Metho and others particularly emphasise the role of the United States in the upcoming transition. The two have a long and contested relationship, as Washington has funnelled huge amounts of military and development aid to the Meles regime, particularly following the start of the US-led “war on terror”.
Today, the United States continues to run unmanned aerial “drone” flights out of a base in Ethiopia. The U.S. also continues to provide significant humanitarian aid to Ethiopia, which currently brings in more foreign aid than any other country in Africa.
“The United States must seize this opportunity to recalibrate its relationship with Ethiopia and help to build strong, accountable institutions and respect for the rule of law, lest it risk…a relationship with yet another ‘strongman’ and depend on the luck of the draw over his longevity,” Amnesty International said in a statement Tuesday.
The International Crisis Group, in a report released Wednesday, similarly called on the United States, in concert with the U.K. and E.U., to “seek to play a significant role in preparing for and shaping the transition”, especially by working to strengthen capacity within the opposition.
While the initial U.S. response , including condolences from President Barack Obama and Secretary of State Hillary Clinton, merely commended Meles for his role in strengthening Ethiopia’s democracy and economy while also noting his efforts in the civil war in Sudan, subsequent days have seen a slight shift in tone.
“We have not been shy about expressing concern … with regard to journalists’ freedom, human rights, etcetera,” State Department spokesperson Victoria Nuland said Wednesday. “We would always look for further improvements that can strengthen the system and support for people across Ethiopia.”

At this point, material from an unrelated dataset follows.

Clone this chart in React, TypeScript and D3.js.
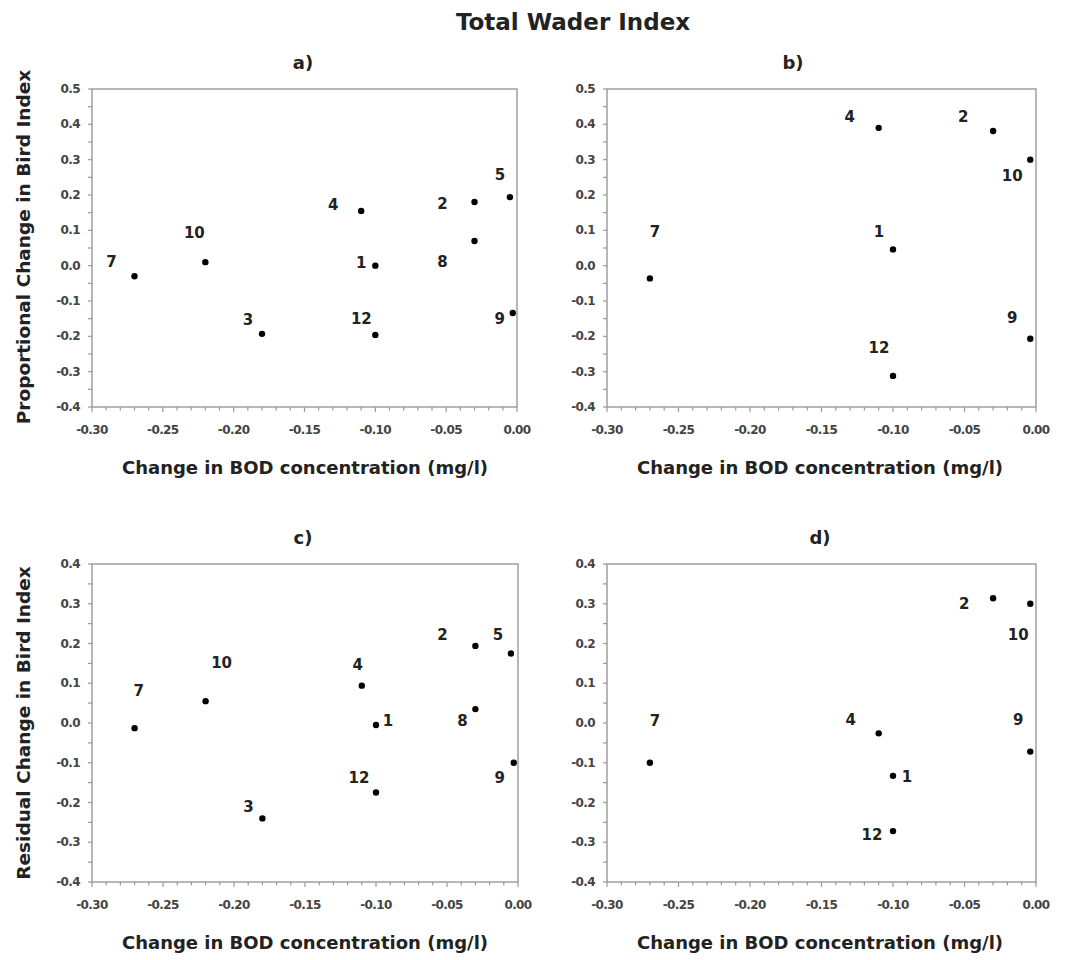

Strengthening the opposition and loosening the reins on civil society generally is particularly important, Begashaw said, in turning away from the spectre of potential ethnic strife in a post-Meles Ethiopia.

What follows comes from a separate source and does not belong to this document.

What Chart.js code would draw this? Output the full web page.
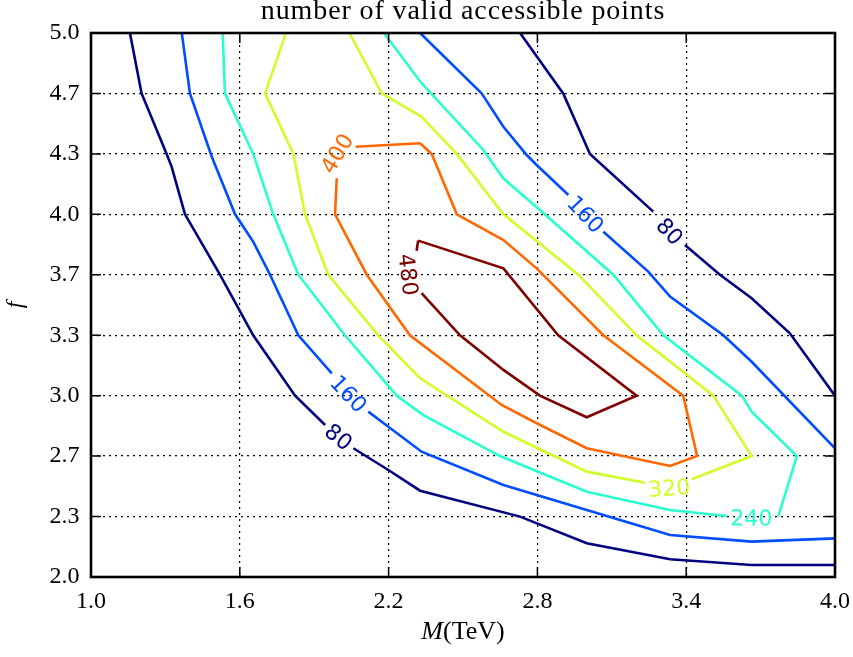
<!DOCTYPE html>
<html>
<head>
<meta charset="utf-8">
<title>number of valid accessible points</title>
<script src="https://cdn.jsdelivr.net/npm/chart.js@4.4.1/dist/chart.umd.min.js"></script>
<style>
  html, body { margin: 0; padding: 0; background: #fff; }
  #wrap { width: 853px; height: 657px; }
</style>
</head>
<body>
<div id="wrap"><canvas id="contour" width="853" height="657"></canvas></div>
<script>
/* ================= DATA ================= */

const titleText = "number of valid accessible points";

const levels = [80, 160, 240, 320, 400, 480];
const levelColors = ["#000080", "#004cff", "#29ffce", "#ceff29", "#ff6800", "#800000"];

const xTicks = [1.0, 1.6, 2.2, 2.8, 3.4, 4.0];
const xTickLabels = ["1.0", "1.6", "2.2", "2.8", "3.4", "4.0"];
const yTicks = [2.0, 2.333, 2.667, 3.0, 3.333, 3.667, 4.0, 4.333, 4.667, 5.0];
const yTickLabels = ["2.0", "2.3", "2.7", "3.0", "3.3", "3.7", "4.0", "4.3", "4.7", "5.0"];

// contour paths as [M, f]. null breaks the line for an inline label;
// a lone point between two nulls is where that label sits.
const c80Left = [
  [1.157, 5.0], [1.204, 4.667], [1.305, 4.333], [1.325, 4.263], [1.379, 4.0], [1.520, 3.667],
  [1.654, 3.333], [1.823, 3.0], [1.944, 2.838], null, [2.000, 2.775], null, [2.058, 2.710],
  [2.199, 2.590], [2.327, 2.476], [2.730, 2.333], [2.999, 2.186], [3.335, 2.098], [3.664, 2.066], [4.0, 2.066]
];
const c80Right = [
  [2.730, 5.0], [2.904, 4.667], [3.012, 4.333], [3.267, 4.015], null, [3.335, 3.908], null, [3.395, 3.831],
  [3.536, 3.667], [3.664, 3.537], [3.818, 3.344], [4.0, 3.0]
];
const c160Left = [
  [1.366, 5.0], [1.399, 4.667], [1.487, 4.318], [1.581, 4.0], [1.654, 3.849], [1.722, 3.667], [1.836, 3.333],
  [1.971, 3.123], null, [2.040, 3.012], null, [2.118, 2.912],
  [2.199, 2.829], [2.333, 2.691], [2.663, 2.507], [2.999, 2.369], [3.335, 2.232], [3.664, 2.195], [4.0, 2.213]
];
const c160Right = [
  [2.327, 5.0], [2.575, 4.667], [2.663, 4.483], [2.757, 4.327], [2.797, 4.272],
  [2.925, 4.107], null, [2.996, 4.002], null, [3.066, 3.904],
  [3.247, 3.684], [3.335, 3.546], [3.550, 3.333], [3.664, 3.187], [4.0, 2.710]
];
const c240 = [
  [1.531, 5.0], [1.540, 4.667], [1.654, 4.333], [1.735, 4.0], [1.836, 3.667], [2.024, 3.333], [2.233, 3.0],
  [2.340, 2.893], [2.649, 2.667], [2.999, 2.470], [3.335, 2.369],
  [3.563, 2.336], null, [3.663, 2.328], null, [3.771, 2.333],
  [3.846, 2.667], [3.664, 2.912], [3.624, 3.0], [3.308, 3.333], [3.106, 3.667], [2.810, 4.024],
  [2.662, 4.199], [2.582, 4.355], [2.333, 4.723], [2.181, 5.0]
];
const c320 = [
  [1.786, 5.0], [1.702, 4.667], [1.816, 4.333], [1.863, 4.0], [1.957, 3.667], [2.158, 3.333], [2.327, 3.096],
  [2.663, 2.801], [2.999, 2.581], [3.234, 2.520], null, [3.331, 2.494], null, [3.422, 2.539],
  [3.664, 2.667], [3.509, 3.0], [3.200, 3.333], [2.965, 3.667], [2.663, 4.0], [2.475, 4.333],
  [2.333, 4.538], [2.172, 4.667], [2.042, 5.0]
];
const c400 = [
  [2.327, 4.392], [2.374, 4.333], [2.475, 4.0], [2.663, 3.858], [2.797, 3.702], [3.066, 3.333], [3.388, 3.0],
  [3.444, 2.667], [3.335, 2.612], [2.999, 2.710], [2.797, 2.848], [2.656, 2.949], [2.286, 3.333],
  [2.112, 3.667], [1.984, 4.0], [1.991, 4.199], null, [1.990, 4.338], null, [2.067, 4.373], [2.327, 4.392]
];
const c480 = [
  [2.319, 3.855], [2.663, 3.702], [2.884, 3.333], [3.200, 3.0], [2.999, 2.881], [2.810, 3.0], [2.663, 3.142],
  [2.488, 3.333], [2.333, 3.565], null, [2.282, 3.668], null, [2.313, 3.799], [2.319, 3.855]
];

const contourPaths = [
  [80, c80Left], [80, c80Right], [160, c160Left], [160, c160Right],
  [240, c240], [320, c320], [400, c400], [480, c480]
];

/* ================= STYLE ================= */

const SERIF = "'Liberation Serif', 'Times New Roman', serif";
const SANS = "'DejaVu Sans', sans-serif";

Chart.defaults.font.family = SERIF;
Chart.defaults.color = "#000";

const colorOf = level => levelColors[levels.indexOf(level)];

const datasets = contourPaths.map(([level, pts]) => ({
  label: String(level),
  data: pts.map(p => (p ? { x: p[0], y: p[1] } : { x: NaN, y: null })),
  showLine: true,
  spanGaps: false,
  borderColor: colorOf(level),
  backgroundColor: colorOf(level),
  borderWidth: 2.6,
  pointRadius: 0,
  pointHoverRadius: 0,
  tension: 0
}));

/* ================= PLUGINS ================= */

// inline contour labels, rotated along the gap left in each path
const contourLabels = {
  id: "contourLabels",
  afterDatasetsDraw(chart) {
    const { ctx, scales: { x, y } } = chart;
    ctx.save();
    ctx.font = `22px ${SANS}`;
    ctx.textAlign = "center";
    ctx.textBaseline = "alphabetic";
    contourPaths.forEach(([level, pts]) => {
      for (let i = 2; i < pts.length - 2; i++) {
        if (!pts[i] || pts[i - 1] || pts[i + 1]) continue;
        const a = pts[i - 2], b = pts[i + 2];
        const ax = x.getPixelForValue(a[0]), ay = y.getPixelForValue(a[1]);
        const bx = x.getPixelForValue(b[0]), by = y.getPixelForValue(b[1]);
        const cx = x.getPixelForValue(pts[i][0]), cy = y.getPixelForValue(pts[i][1]);
        let ang = Math.atan2(by - ay, bx - ax);
        if (ang > Math.PI / 2) ang -= Math.PI;
        if (ang <= -Math.PI / 2) ang += Math.PI;
        const text = String(level);
        const m = ctx.measureText(text);
        ctx.save();
        ctx.translate(cx, cy);
        ctx.rotate(ang);
        ctx.fillStyle = colorOf(level);
        ctx.fillText(text, 0, (m.actualBoundingBoxAscent - m.actualBoundingBoxDescent) / 2);
        ctx.restore();
      }
    });
    ctx.restore();
  }
};

// box frame with inward tick marks on all four sides
const frame = {
  id: "frame",
  afterDatasetsDraw(chart) {
    const { ctx, chartArea: { left, right, top, bottom }, scales: { x, y } } = chart;
    const len = 10;
    ctx.save();
    ctx.strokeStyle = "#000";
    ctx.lineWidth = 1.5;
    ctx.beginPath();
    xTicks.forEach(v => {
      const px = x.getPixelForValue(v);
      ctx.moveTo(px, bottom); ctx.lineTo(px, bottom - len);
      ctx.moveTo(px, top); ctx.lineTo(px, top + len);
    });
    yTicks.forEach(v => {
      const py = y.getPixelForValue(v);
      ctx.moveTo(left, py); ctx.lineTo(left + len, py);
      ctx.moveTo(right, py); ctx.lineTo(right - len, py);
    });
    ctx.stroke();
    ctx.lineWidth = 2.6;
    ctx.strokeRect(left, top, right - left, bottom - top);
    ctx.restore();
  }
};

// title above the plot, and the x axis title: italic M followed by upright (TeV)
const titles = {
  id: "titles",
  afterDraw(chart) {
    const { ctx, chartArea: { left, right, top, bottom } } = chart;
    const cx = (left + right) / 2;
    ctx.save();
    ctx.fillStyle = "#000";
    ctx.textBaseline = "alphabetic";

    ctx.font = `28px ${SERIF}`;
    ctx.letterSpacing = "0.9px";
    ctx.textAlign = "center";
    ctx.fillText(titleText, cx, top - 14);
    ctx.letterSpacing = "0px";

    const italic = `italic 26px ${SERIF}`, upright = `26px ${SERIF}`;
    ctx.textAlign = "left";
    ctx.font = italic;
    const wM = ctx.measureText("M").width;
    ctx.font = upright;
    const wRest = ctx.measureText("(TeV)").width;
    const x0 = cx - (wM + wRest) / 2;
    const base = bottom + 62;
    ctx.font = italic;
    ctx.fillText("M", x0, base);
    ctx.font = upright;
    ctx.fillText("(TeV)", x0 + wM, base);
    ctx.restore();
  }
};

/* ================= CHART ================= */

new Chart(document.getElementById("contour").getContext("2d"), {
  type: "scatter",
  data: { datasets },
  options: {
    responsive: false,
    animation: false,
    events: [],
    layout: { padding: { top: 33, right: 18, bottom: 0, left: 0 } },
    plugins: {
      legend: { display: false },
      tooltip: { enabled: false },
      title: { display: false }
    },
    scales: {
      x: {
        type: "linear",
        min: 1.0,
        max: 4.0,
        afterBuildTicks: axis => { axis.ticks = xTicks.map(v => ({ value: v })); },
        afterFit: axis => {
          axis.height = 80;
          axis.paddingLeft = 0;
          axis.paddingRight = 0;
        },
        ticks: {
          autoSkip: false,
          maxRotation: 0,
          padding: 10,
          color: "#000",
          font: { family: SERIF, size: 24 },
          callback: (v, i) => xTickLabels[i]
        },
        grid: { color: "#000", lineWidth: 1.2, drawTicks: false },
        border: { display: false, dash: [2, 4] }
      },
      y: {
        type: "linear",
        min: 2.0,
        max: 5.0,
        afterBuildTicks: axis => { axis.ticks = yTicks.map(v => ({ value: v })); },
        afterFit: axis => {
          axis.width = 91;
          axis.paddingTop = 0;
          axis.paddingBottom = 0;
        },
        ticks: {
          autoSkip: false,
          padding: 11.5,
          color: "#000",
          font: { family: SERIF, size: 24 },
          callback: (v, i) => yTickLabels[i]
        },
        grid: { color: "#000", lineWidth: 1.2, drawTicks: false },
        border: { display: false, dash: [2, 4] },
        title: {
          display: true,
          text: "f",
          color: "#000",
          font: { family: SERIF, size: 24, style: "italic" },
          padding: { top: 1.6, bottom: 0 }
        }
      }
    }
  },
  plugins: [contourLabels, frame, titles]
});
</script>
</body>
</html>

He said the United States needs to play a role as a “credible peace broker between the opposition and the ruling party”, ensuring that the country’s politics open up, that political prisoners are released, and that organisations outlawed by Meles on grounds of “terrorism” are reinstated.
“These groups must be given the legitimate right to peacefully to participate in the political life of the country,” Begashaw said. “We can only have peace when we are trying to accommodate everyone, so long as they are peaceful – and as far as I know, all opposition groups would like to participate peacefully.”
Doing so, he explained, will buy time, allowing civil-society leaders and community opinion-makers to “go out and start talking to political activists, encouraging them to give a chance to peaceful resolution rather than armed conflict.”
A dominant ruling party
Still, others suggest that the remnants of Meles’s regime remain so strong that there is little reason to expect an outbreak of violence anytime soon.
“The ruling party is so dominant that I seriously doubt that there will be internal turmoil. They control 99 percent of the seats at the federal, regional and local levels,” a former U.S. official and Horn of Africa expert told IPS on condition of anonymity.
“Look at the restructuring that has gone on in the past several years – the removal of the old senior leadership, bringing in a new generation of leaders, including the deputy prime minister. I think Meles knew how important a smooth transition was and saw this as the process of handing power to the next generation.”
Metho hinted that incorporating the ruling regime could well prove to be an important part of the opposition’s strategy.
“We need to make the ruling minority realise that this is a new chapter: you have nothing to be afraid of; there’s room for you in the new Ethiopia,” he said. “The old system has to be torn down, but they can be part of this.”
He continues: “We have an old proverb: If you want to go faster, go alone; if you want to go further, go together. Now’s the time to go together with all Ethiopians.”